What is "Hagi Geopark"?
Hagi Geopark is located in the north of Yamaguchi Prefecture, the westernmost point of mainland Honshu. Here you can experience the power of igneous activity that has created large calderas and small monogenetic volcanoes over 100 million years. The people of Hagi have worked alongside nature to develop their culture, something typically Japanese. The wisdom of these ancestors who utilised this geology and topography can be enjoyed today in such elements as 400-year-old Hagi-yaki ceramics and a castle town dating from the Edo Period (1603 - 1868).
From giant calderas to small monogenetic volcanoes
Here at Hagi Geopark, you can see firsthand evidence of large-scale volcanic activity at a time when Japan was still a fragment of the Eurasian Continent, underwater volcanic activity that occured when the Sea of Japan was formed as the land broke away from the continent, monogenetic volcano group activity that occured after the Japanese archipelago formed, as well as examples of igenous activity spanning 100 million years. These major events in the history of the Earth have created a variety of geological formations ranging from large calderas to small lava plateaus.

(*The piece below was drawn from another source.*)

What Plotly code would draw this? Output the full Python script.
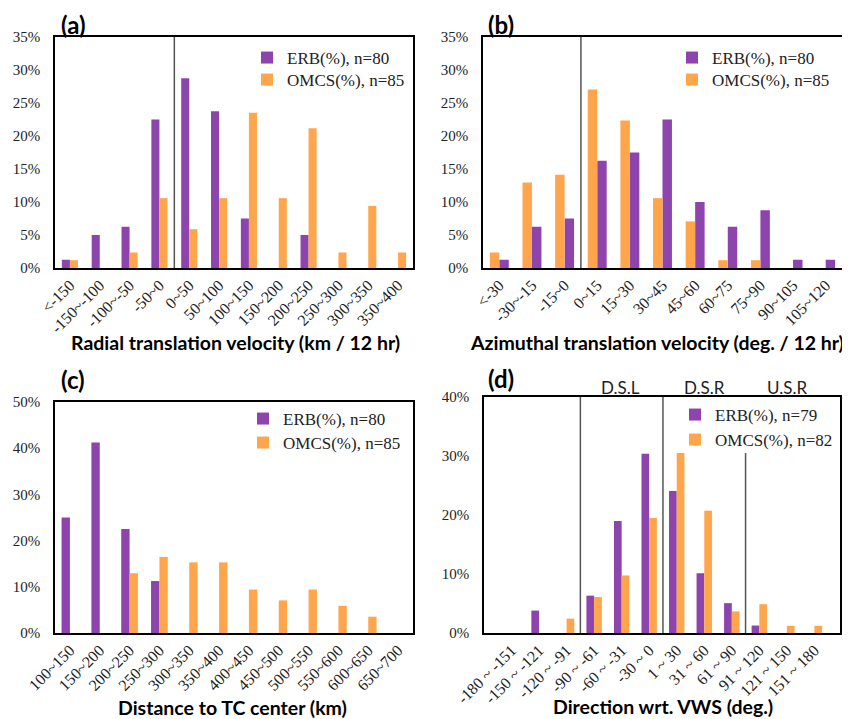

Hagi Delta as seen from Mt. Tatoko-yama
Castle town built by magma and people
The lava plateau of these monogenetic volcanoes have good sunlight and drainage, making it an ideal area for farming. The lava flow that entered the sea has formed a natural reef, making it a great place for fishing. Hagi-yaki ceramics are made using clay from weathered granite that was created by igneous activity 100 million years ago. People here have made use of the diverse geology and topograhy created by this igenous activity, resulting in the development of a variety of industries whereby people and products have come together in a large-scale city that features a castle town. Here in Hagi, a city that is proud of its special Edo Period townscape, you can experience the way of life of people who work together with the Earth to make their living.
What is a "geopark"?
Geoparks are single, unified geographical areas where sites and landscapes of geological significance are managed with a holistic concept of protection, education and sustainable development.
A geopark uses its geological heritage, in connection with all other aspects of the area’s natural and cultural heritage, to enhance awareness and understanding of key issues facing society, such as using our Earth’s resources sustainably, mitigating the effects of climate change and reducing the impact of natural disasters.